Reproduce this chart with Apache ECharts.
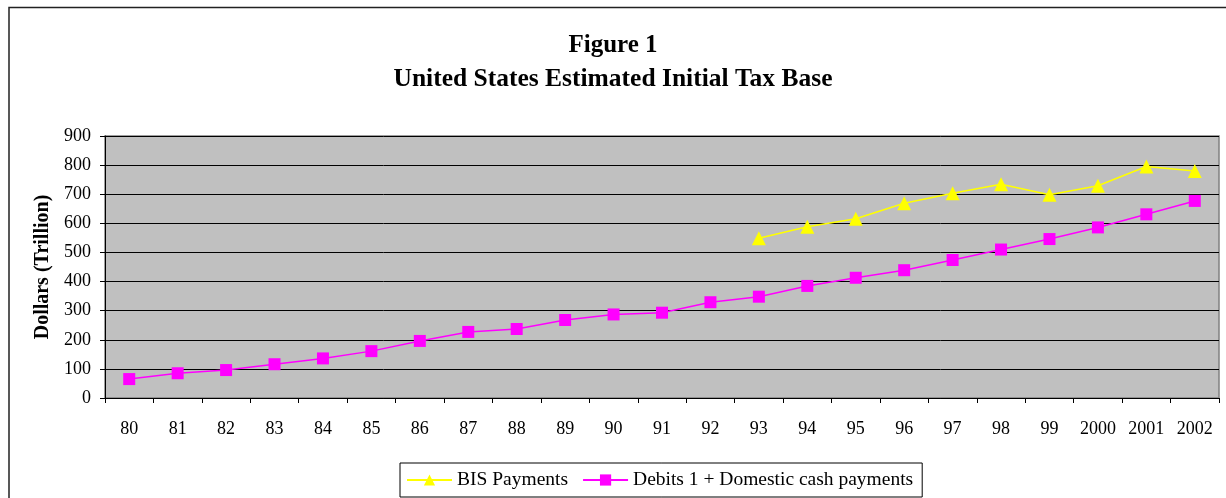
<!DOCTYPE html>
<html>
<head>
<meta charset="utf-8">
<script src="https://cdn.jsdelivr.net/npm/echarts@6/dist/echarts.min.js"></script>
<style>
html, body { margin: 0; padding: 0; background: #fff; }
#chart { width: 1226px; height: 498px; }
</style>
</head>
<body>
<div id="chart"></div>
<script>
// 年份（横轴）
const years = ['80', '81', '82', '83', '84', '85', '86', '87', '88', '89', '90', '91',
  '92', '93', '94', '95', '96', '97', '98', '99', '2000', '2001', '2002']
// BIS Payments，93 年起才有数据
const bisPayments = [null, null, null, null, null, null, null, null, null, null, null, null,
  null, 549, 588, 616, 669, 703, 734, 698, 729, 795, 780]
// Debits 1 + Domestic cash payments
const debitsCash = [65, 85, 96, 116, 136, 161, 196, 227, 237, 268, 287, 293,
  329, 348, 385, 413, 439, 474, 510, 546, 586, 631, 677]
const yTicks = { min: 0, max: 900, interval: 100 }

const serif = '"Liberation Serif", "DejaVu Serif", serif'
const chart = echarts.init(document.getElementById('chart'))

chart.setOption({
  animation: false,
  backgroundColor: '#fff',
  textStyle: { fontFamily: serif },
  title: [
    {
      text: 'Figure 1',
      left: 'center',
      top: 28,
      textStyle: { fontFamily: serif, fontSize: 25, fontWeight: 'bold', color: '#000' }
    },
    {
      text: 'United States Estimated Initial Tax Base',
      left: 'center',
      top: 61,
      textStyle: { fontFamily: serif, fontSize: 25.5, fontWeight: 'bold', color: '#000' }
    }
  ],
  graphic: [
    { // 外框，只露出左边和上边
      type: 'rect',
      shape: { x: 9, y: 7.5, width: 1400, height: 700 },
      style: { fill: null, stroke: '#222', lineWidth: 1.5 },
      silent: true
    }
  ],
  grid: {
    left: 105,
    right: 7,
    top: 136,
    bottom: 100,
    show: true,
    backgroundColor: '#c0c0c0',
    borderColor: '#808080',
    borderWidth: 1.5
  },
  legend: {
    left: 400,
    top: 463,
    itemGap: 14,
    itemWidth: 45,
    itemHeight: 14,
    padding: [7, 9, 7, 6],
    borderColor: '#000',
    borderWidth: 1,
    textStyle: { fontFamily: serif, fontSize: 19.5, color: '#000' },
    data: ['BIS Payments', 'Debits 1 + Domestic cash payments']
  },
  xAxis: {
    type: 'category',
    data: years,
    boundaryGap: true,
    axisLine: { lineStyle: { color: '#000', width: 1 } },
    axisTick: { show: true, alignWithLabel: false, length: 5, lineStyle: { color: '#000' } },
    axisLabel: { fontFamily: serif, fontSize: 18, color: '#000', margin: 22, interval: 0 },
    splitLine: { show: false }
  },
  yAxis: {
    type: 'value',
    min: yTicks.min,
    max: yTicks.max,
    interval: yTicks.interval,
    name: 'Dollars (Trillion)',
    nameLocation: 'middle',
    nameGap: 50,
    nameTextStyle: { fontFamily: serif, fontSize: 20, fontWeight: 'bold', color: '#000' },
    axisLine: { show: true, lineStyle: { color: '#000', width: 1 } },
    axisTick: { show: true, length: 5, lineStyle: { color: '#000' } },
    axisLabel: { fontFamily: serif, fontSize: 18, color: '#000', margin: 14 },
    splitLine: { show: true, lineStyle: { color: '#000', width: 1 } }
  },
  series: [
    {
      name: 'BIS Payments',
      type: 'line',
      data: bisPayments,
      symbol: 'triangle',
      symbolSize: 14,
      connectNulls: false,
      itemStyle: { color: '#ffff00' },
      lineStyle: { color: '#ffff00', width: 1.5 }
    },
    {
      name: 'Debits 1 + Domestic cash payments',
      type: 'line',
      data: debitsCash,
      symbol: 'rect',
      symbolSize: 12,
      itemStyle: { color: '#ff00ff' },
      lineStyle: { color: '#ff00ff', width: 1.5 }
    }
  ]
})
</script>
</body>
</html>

------------------------

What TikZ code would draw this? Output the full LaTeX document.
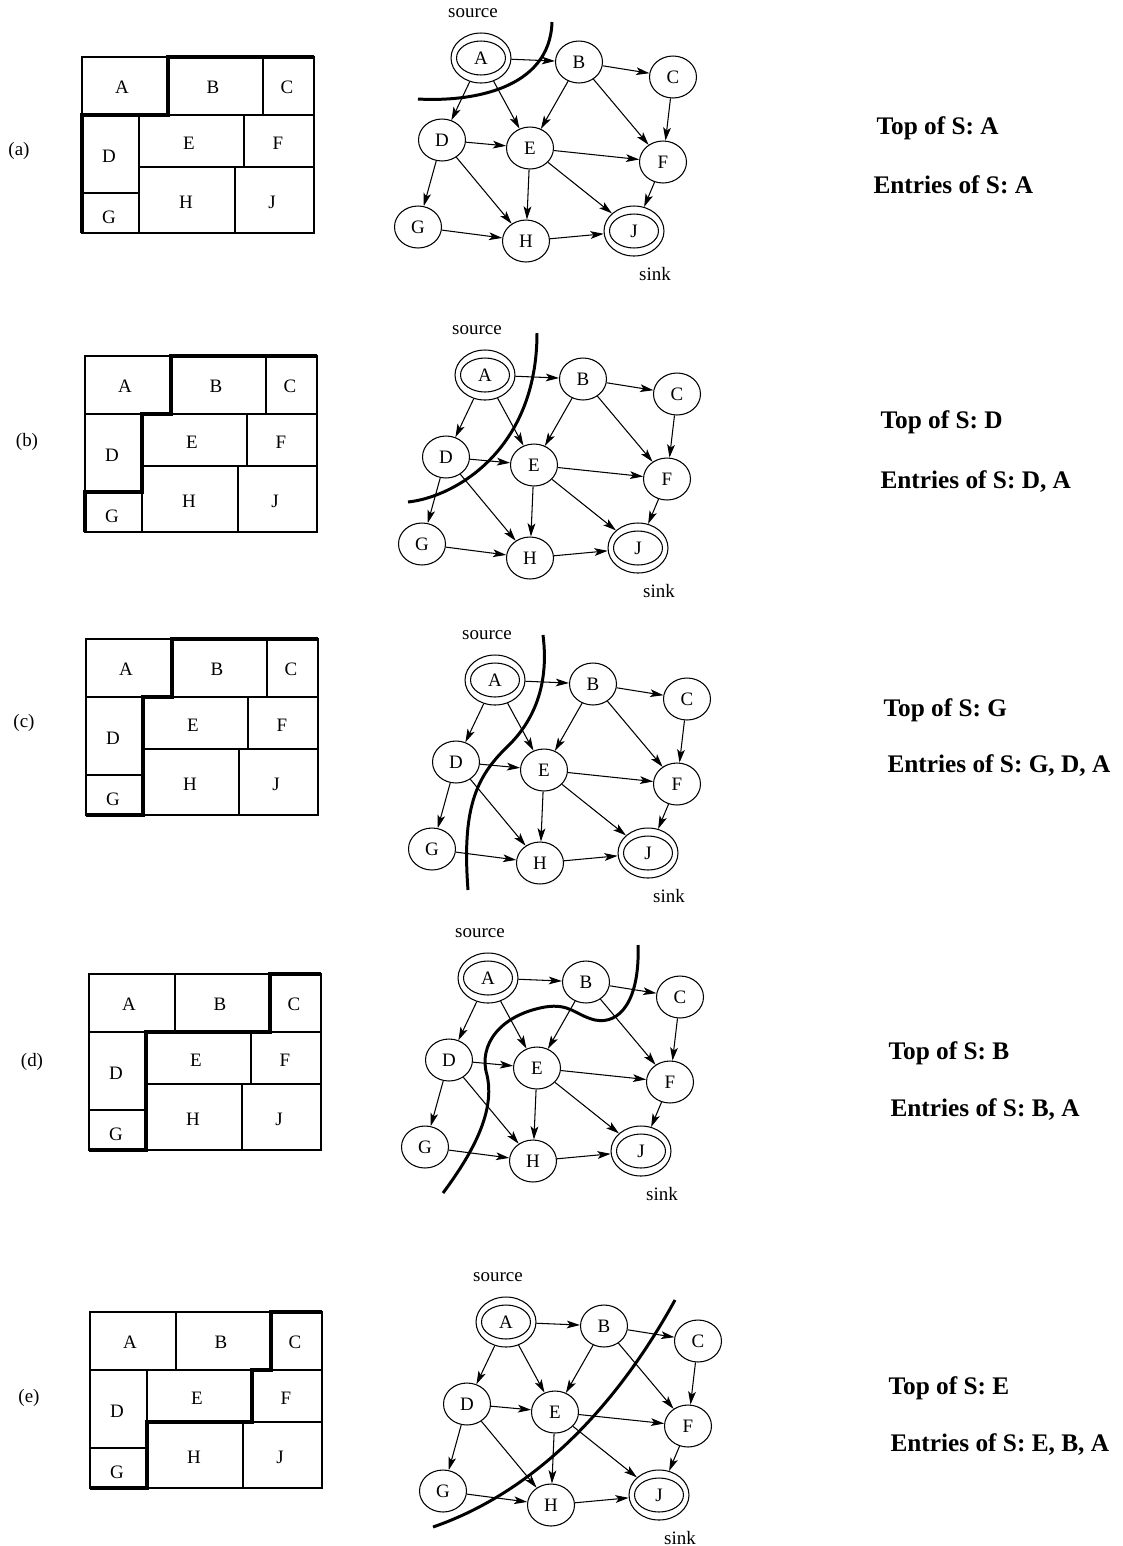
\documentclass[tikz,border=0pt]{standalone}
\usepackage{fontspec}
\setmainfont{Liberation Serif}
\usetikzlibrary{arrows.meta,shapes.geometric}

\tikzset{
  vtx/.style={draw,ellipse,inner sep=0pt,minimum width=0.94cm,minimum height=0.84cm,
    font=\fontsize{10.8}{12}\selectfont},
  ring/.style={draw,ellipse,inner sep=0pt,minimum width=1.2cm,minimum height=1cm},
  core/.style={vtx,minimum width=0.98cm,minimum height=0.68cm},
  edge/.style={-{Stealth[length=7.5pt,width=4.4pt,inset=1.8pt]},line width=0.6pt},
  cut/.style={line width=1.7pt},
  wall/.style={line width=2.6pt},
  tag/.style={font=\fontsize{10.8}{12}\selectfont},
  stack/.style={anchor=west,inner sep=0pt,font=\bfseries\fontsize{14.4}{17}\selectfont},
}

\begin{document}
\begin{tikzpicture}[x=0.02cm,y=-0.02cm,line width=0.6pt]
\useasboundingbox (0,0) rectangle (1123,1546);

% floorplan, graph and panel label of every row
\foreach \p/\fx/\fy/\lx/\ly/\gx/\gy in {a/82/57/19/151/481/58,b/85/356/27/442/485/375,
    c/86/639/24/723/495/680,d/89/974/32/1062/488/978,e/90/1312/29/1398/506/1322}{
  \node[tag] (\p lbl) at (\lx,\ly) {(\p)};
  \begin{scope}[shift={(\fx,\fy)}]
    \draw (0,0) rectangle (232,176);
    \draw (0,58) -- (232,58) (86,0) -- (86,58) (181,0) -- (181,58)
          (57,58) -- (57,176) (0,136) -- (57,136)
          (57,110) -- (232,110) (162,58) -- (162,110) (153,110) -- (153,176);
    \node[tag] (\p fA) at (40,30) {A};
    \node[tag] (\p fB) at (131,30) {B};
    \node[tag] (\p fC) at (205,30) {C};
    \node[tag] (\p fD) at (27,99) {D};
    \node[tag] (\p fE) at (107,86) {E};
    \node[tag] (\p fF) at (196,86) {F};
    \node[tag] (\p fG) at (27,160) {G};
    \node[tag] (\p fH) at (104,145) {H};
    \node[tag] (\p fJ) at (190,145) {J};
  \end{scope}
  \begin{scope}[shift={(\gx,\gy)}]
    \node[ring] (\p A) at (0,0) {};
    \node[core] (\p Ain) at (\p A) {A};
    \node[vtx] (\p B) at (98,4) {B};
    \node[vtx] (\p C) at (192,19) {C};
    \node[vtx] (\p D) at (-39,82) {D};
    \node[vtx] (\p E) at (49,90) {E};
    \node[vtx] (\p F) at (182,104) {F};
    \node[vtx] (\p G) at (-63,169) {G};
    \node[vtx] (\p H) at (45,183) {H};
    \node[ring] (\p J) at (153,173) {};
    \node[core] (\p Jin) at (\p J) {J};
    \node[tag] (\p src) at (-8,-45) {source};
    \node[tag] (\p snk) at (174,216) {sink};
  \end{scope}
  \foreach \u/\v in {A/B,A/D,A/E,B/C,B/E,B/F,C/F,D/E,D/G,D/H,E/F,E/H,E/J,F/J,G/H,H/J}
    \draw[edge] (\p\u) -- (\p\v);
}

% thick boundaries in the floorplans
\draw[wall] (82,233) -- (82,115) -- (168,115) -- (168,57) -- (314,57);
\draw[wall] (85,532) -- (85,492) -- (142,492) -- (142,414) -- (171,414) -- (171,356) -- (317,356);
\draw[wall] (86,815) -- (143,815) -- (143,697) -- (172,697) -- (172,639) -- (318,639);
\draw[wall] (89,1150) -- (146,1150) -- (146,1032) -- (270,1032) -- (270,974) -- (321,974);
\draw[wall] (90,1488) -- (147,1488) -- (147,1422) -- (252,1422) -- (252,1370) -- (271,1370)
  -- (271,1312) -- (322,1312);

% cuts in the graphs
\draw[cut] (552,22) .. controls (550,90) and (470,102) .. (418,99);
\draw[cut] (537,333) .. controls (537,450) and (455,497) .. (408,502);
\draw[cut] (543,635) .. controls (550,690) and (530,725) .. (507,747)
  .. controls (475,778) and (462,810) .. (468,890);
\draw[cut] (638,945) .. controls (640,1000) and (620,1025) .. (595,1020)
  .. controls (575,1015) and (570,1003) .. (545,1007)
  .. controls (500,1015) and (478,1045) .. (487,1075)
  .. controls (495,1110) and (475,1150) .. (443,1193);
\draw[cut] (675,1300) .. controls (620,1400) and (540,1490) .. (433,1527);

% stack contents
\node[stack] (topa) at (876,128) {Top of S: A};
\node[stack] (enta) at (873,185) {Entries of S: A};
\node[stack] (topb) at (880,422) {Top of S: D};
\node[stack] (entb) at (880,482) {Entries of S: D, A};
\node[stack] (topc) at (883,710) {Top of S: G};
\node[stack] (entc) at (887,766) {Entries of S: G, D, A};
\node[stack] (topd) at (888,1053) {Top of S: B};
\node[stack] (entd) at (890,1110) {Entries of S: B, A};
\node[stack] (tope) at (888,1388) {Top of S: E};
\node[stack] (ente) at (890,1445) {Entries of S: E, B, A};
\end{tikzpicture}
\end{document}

------------------------

WORK TO COMPLETE:
Only the lines starting at the line with "Reproduce this chart with Apache ECharts." and ending at the line with "const chart = echarts.init(document.getElementById('chart'))" should be printed again, exactly and with both ends kept; omit the pictures.

ANSWER TO THIS PROBLEM:
Reproduce this chart with Apache ECharts.
<!DOCTYPE html>
<html>
<head>
<meta charset="utf-8">
<script src="https://cdn.jsdelivr.net/npm/echarts@6/dist/echarts.min.js"></script>
<style>
html, body { margin: 0; padding: 0; background: #fff; }
#chart { width: 1226px; height: 498px; }
</style>
</head>
<body>
<div id="chart"></div>
<script>
// 年份（横轴）
const years = ['80', '81', '82', '83', '84', '85', '86', '87', '88', '89', '90', '91',
  '92', '93', '94', '95', '96', '97', '98', '99', '2000', '2001', '2002']
// BIS Payments，93 年起才有数据
const bisPayments = [null, null, null, null, null, null, null, null, null, null, null, null,
  null, 549, 588, 616, 669, 703, 734, 698, 729, 795, 780]
// Debits 1 + Domestic cash payments
const debitsCash = [65, 85, 96, 116, 136, 161, 196, 227, 237, 268, 287, 293,
  329, 348, 385, 413, 439, 474, 510, 546, 586, 631, 677]
const yTicks = { min: 0, max: 900, interval: 100 }

const serif = '"Liberation Serif", "DejaVu Serif", serif'
const chart = echarts.init(document.getElementById('chart'))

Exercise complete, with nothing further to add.